Design considerations for a micro aerial vehicle aerodynamic characterization facility at the University of Florida research and engineering education facility

This paper describes the design considerations for a proposed aerodynamic characterization facility (ACF) for micro aerial vehicles (MAVs). This is a collaborative effort between the Air Force Research Laboratory Munitions Directorate (AFRL/MN) and the University of Florida Research and Engineering Education Facility (UF/REEF). The ACF is expected to provide a capability for the characterization of the aerodynamic performance of future MAVs. This includes the ability to gather the data necessary to devise control strategies as well as the potential to investigate aerodynamic 'problem areas' or specific failings. Since it is likely that future MAVs will incorporate advanced control strategies, the facility must enable researchers to critically assess such novel methods.
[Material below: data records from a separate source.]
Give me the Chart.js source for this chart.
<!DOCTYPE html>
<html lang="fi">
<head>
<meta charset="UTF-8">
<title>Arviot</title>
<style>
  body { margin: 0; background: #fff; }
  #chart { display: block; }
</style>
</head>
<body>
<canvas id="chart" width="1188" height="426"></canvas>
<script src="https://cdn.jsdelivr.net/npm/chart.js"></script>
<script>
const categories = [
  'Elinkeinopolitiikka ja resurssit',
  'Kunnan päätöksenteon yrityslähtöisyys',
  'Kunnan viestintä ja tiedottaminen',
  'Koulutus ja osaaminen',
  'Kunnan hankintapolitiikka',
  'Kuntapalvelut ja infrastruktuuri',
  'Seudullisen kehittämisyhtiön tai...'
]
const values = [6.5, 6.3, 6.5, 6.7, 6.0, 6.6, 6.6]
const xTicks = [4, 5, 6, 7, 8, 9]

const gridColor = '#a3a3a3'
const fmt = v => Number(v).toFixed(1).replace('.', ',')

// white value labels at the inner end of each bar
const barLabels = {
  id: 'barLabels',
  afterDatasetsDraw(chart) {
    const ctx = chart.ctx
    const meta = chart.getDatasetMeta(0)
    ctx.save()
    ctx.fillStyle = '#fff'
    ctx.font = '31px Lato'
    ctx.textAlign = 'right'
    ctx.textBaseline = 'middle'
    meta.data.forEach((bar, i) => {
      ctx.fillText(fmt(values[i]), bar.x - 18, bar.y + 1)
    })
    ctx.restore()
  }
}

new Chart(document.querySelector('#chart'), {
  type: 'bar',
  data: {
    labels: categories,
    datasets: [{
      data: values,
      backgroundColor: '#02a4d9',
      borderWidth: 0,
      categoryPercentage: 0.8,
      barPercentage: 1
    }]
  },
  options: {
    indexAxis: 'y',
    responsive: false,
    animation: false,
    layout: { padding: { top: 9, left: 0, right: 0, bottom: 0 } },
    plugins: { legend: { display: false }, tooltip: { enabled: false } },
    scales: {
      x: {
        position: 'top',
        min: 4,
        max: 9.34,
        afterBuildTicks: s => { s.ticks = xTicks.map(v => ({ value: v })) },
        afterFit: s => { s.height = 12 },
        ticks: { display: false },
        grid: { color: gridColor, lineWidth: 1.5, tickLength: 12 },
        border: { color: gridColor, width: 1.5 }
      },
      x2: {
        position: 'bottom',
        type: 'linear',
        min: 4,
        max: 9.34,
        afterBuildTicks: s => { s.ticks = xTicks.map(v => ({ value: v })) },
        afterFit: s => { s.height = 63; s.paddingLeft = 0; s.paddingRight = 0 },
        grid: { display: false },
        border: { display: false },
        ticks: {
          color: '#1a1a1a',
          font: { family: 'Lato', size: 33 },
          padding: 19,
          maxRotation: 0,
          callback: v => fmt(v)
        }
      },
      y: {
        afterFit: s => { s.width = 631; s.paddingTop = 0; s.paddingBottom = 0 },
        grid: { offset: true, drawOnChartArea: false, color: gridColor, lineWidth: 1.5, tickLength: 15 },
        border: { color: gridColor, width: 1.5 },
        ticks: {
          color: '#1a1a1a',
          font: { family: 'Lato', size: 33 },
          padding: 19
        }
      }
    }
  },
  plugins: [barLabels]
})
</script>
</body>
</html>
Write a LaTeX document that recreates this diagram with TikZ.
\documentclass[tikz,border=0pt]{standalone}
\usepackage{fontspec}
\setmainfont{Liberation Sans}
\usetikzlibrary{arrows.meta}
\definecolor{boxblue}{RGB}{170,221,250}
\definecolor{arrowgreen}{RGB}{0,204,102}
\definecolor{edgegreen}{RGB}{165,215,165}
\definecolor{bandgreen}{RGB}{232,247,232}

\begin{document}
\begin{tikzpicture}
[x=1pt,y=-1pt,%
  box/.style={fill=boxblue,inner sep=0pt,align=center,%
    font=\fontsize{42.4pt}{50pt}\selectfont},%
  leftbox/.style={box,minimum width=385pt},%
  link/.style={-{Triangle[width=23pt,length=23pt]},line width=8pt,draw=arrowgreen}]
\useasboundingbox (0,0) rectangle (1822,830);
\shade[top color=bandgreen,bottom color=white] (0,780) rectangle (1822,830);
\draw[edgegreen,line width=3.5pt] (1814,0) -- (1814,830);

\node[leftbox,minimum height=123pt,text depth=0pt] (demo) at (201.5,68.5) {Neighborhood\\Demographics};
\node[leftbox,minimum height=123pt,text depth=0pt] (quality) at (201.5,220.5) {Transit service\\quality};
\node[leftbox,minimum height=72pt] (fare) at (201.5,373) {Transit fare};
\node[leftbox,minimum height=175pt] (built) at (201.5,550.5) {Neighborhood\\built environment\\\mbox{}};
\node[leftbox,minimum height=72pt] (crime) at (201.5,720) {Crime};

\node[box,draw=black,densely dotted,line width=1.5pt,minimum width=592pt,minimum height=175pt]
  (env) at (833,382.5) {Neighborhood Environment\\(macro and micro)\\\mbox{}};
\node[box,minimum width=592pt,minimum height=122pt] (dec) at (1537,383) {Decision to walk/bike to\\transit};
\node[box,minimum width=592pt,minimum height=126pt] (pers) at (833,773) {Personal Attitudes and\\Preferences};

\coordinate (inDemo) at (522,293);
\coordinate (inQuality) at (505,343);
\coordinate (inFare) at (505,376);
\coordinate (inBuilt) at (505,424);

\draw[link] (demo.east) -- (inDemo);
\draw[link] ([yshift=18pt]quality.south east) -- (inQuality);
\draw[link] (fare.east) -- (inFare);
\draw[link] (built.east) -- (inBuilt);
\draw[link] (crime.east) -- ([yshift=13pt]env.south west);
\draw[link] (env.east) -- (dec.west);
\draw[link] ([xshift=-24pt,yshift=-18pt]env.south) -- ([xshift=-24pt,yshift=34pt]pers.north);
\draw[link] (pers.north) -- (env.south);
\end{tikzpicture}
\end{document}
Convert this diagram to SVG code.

Furthermore, the aerodynamic issues should not be seen (and tested) in isolation, but rather the facility should be able to also provide information on structural responses (such as aeroelasticity) as well as integration issues (say, thrust integration or sensor integration). Therefore the mission for the proposed facility ranges form fairly basic investigations of individual technical issues encountered by MAVs (for example an evaluation of wing shapes or control effectiveness) all the way to testing a fully integrated vehicle in a flight configuration for performance evaluation throughout the mission envelope.